Igualmente, no Governo Militar, a Polícia também estava afastada de sua função essencial e, mais uma vez, foi utilizada para combater os opositores do regime:
Na época conhecida como os anos de chumbo da ditadura militar, fazer o "serviço sujo" de repressão política incluía, além do controle de multidões e as operações de choque nas situações de distúrbios civis, as atividades de "caça às bruxas". Por força do Decreto-lei n. º 66.862, publicado em 08/07/1970, as Polícias Militares passaram a integrar o serviço de informações e contra-informações do Exército (MUNIZ, 2001, p. 8).

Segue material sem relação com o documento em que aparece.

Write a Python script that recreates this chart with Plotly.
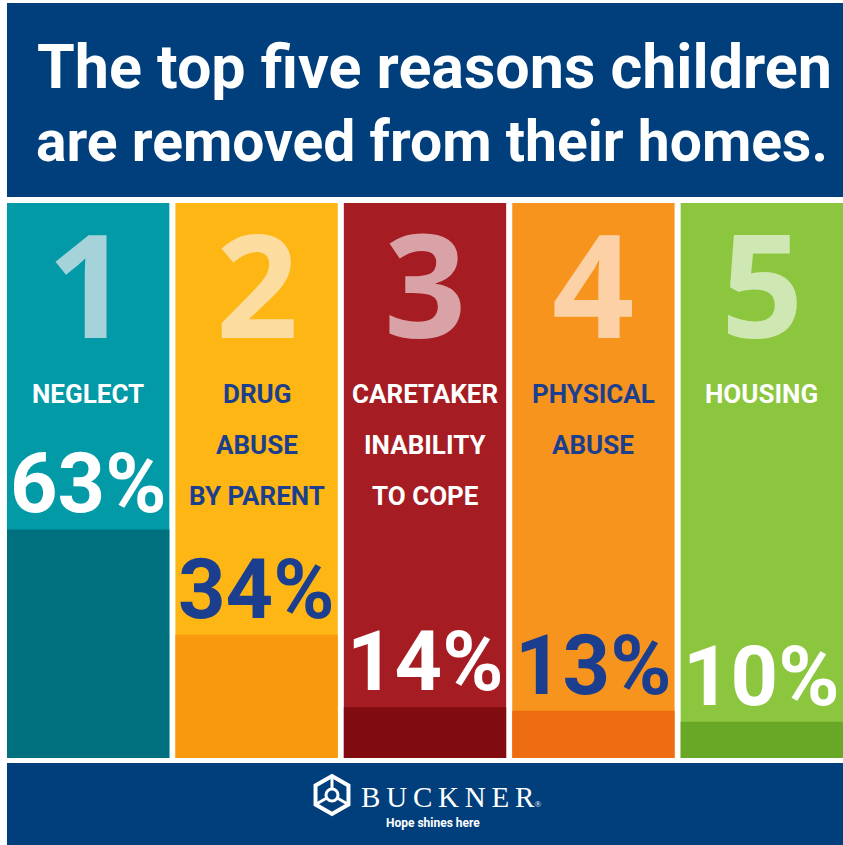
import math
import plotly.graph_objects as go

# ---------------- data ----------------
ranks = ["1", "2", "3", "4", "5"]
reason_lines = [
    ["NEGLECT"],
    ["DRUG", "ABUSE", "BY PARENT"],
    ["CARETAKER", "INABILITY", "TO COPE"],
    ["PHYSICAL", "ABUSE"],
    ["HOUSING"],
]
percent = [63, 34, 14, 13, 10]
title_lines = ["The top five reasons children", "are removed from their homes."]
brand = "BUCKNER"
tagline = "Hope shines here"

# ---------------- style ----------------
W, H = 843, 845
NAVY = "#003f7c"
light_cols = ["#029aa7", "#fdb614", "#a51c23", "#f7941d", "#8cc63f"]
dark_cols = ["#00707f", "#f9990d", "#800c10", "#ee6c12", "#69a826"]
rank_cols = ["#a6d3d9", "#fddca0", "#d9a2a7", "#fcd1a6", "#cfe7b3"]
text_cols = ["#ffffff", "#1b3f8e", "#ffffff", "#1b3f8e", "#ffffff"]
NARROW = "Roboto, DejaVu Sans Condensed, sans-serif"
YMAX = 153


def px(x):
    return x / W


def py(y):
    return 1 - y / H


xs = list(range(len(percent)))

fig = go.Figure()
fig.add_bar(x=xs, y=[YMAX] * len(xs), marker=dict(color=light_cols, line=dict(width=0)),
            width=0.964, hoverinfo="skip")
fig.add_bar(x=xs, y=percent, marker=dict(color=dark_cols, line=dict(width=0)),
            width=0.964, hoverinfo="skip")

ann = []
# title
ann.append(dict(text=title_lines[0], x=px(434), y=py(67), xref="paper", yref="paper",
                showarrow=False, xanchor="center", yanchor="middle",
                font=dict(family=NARROW, size=61, color="white", weight="bold")))
ann.append(dict(text=title_lines[1], x=px(432), y=py(141), xref="paper", yref="paper",
                showarrow=False, xanchor="center", yanchor="middle",
                font=dict(family=NARROW, size=57, color="white", weight="bold")))

for i in xs:
    ann.append(dict(text=ranks[i], x=i, y=py(282), xref="x", yref="paper",
                    showarrow=False, xanchor="center", yanchor="middle",
                    font=dict(family="Open Sans, sans-serif", size=144, color=rank_cols[i], weight="bold")))
    for j, line in enumerate(reason_lines[i]):
        ann.append(dict(text=line, x=i, y=py(394 + 51 * j), xref="x", yref="paper",
                        showarrow=False, xanchor="center", yanchor="middle",
                        font=dict(family=NARROW, size=26, color=text_cols[i], weight="bold")))
    ann.append(dict(text=f"{percent[i]}%", x=i, y=percent[i], xref="x", yref="y",
                    showarrow=False, xanchor="center", yanchor="bottom", yshift=-5,
                    font=dict(family=NARROW, size=83, color=text_cols[i], weight="bold")))

# footer brand
ann.append(dict(text="\u2009".join(brand) + "<span style='font-size:9px'>\u00ae</span>",
                x=px(359), y=py(797), xref="paper", yref="paper",
                showarrow=False, xanchor="left", yanchor="middle",
                font=dict(family="Liberation Serif, DejaVu Serif, serif", size=29, color="white")))
ann.append(dict(text=tagline, x=px(433), y=py(823), xref="paper", yref="paper",
                showarrow=False, xanchor="center", yanchor="middle",
                font=dict(family=NARROW, size=12, color="white", weight="bold")))

shapes = [
    dict(type="rect", xref="paper", yref="paper", x0=px(7), x1=1, y0=py(197), y1=py(3),
         fillcolor=NAVY, line=dict(width=0), layer="below"),
    dict(type="rect", xref="paper", yref="paper", x0=px(7), x1=1, y0=0, y1=py(763),
         fillcolor=NAVY, line=dict(width=0), layer="below"),
]

# logo icon (hexagonal interlocking mark)
cx, cy, r = 332, 795, 19
hexpts = [(cx + r * math.cos(math.radians(a)), cy + r * math.sin(math.radians(a))) for a in range(30, 390, 60)]
path = "M " + " L ".join(f"{px(x):.5f},{py(y):.5f}" for x, y in hexpts) + " Z"
shapes.append(dict(type="path", path=path, xref="paper", yref="paper",
                   line=dict(color="white", width=4), fillcolor="rgba(0,0,0,0)"))
inner = []
for a in (270, 30, 150):
    x2 = cx + r * 0.95 * math.cos(math.radians(a))
    y2 = cy + r * 0.95 * math.sin(math.radians(a))
    inner.append(f"M {px(cx):.5f},{py(cy):.5f} L {px(x2):.5f},{py(y2):.5f}")
shapes.append(dict(type="path", path=" ".join(inner), xref="paper", yref="paper",
                   line=dict(color="white", width=3)))
shapes.append(dict(type="circle", xref="paper", yref="paper",
                   x0=px(cx - 6), x1=px(cx + 6), y0=py(cy + 6), y1=py(cy - 6),
                   line=dict(color="white", width=3), fillcolor=NAVY))

fig.update_layout(
    width=W, height=H, margin=dict(l=0, r=0, t=0, b=0),
    paper_bgcolor="white", plot_bgcolor="rgba(0,0,0,0)",
    barmode="overlay", showlegend=False,
    xaxis=dict(domain=[px(7), 1], range=[-0.482, 4.482], visible=False, fixedrange=True),
    yaxis=dict(domain=[py(758), py(203)], range=[0, YMAX], visible=False, fixedrange=True),
    annotations=ann, shapes=shapes,
)

fig.write_html("out.html")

Ter, na prática, como função a eliminação de inimigos, sendo que esses “inimigos” são concidadãos, fez com que por diversas vezes houvesse violação dos Direitos Humanos por parte da Polícia. Na obra “Operários da Violência”, de Mika Haritos-Fatouros, Martha Knisely Huggins e Philip Zimbardo (2006), foram entrevistados, em 1993, 23 policiais civis e militares que atuaram durante a Ditadura Militar. Desses, 14 praticaram diretamente a violência, seja com tortura ou assassinato, sendo rotulados de “operários da violência. Os outros 9, chamados de “ facilitadores de atrocidades”, participaram indiretamente da violência, e, como o próprio nome sugere, facilitaram a atuação dos operários. Dos 14 torturadores/assassinos, 9 eram policiais civis e 5 eram policiais militares. Dos 9 facilitadores, 8 eram PMs, 7 eram policiais civis. Dos 14 operários, 8 admitiram que praticaram torturas, 07 confessaram que cometeram homicídios. Dos diversos relatos de casos de violência policial praticados contra opositores políticos durante as quase três décadas da Ditadura Militar, um chamou bastante atenção, Jorge (pseudônimo), ex-agente do DOI/CODI, relatou aos autores que cometeu 80 incidentes de assassinato. Questionado pelos entrevistadores se teria matado pessoalmente 80 pessoas, ele respondeu que não, que “foram oitenta incidentes. Conto uma família inteira como um só! ” (HARITOS-FATOUROS; HUGGINS; ZIMBARDO, 2006, p. 430). O livro não atesta a veracidade das falas dos entrevistados, mas, aparentemente, não haveria razões para eles mentirem. De qualquer maneira, além desse relato, há outros que demonstram que os horrores praticados no período militar não se limitavam a atuação do Exército, mas também, das polícias estaduais.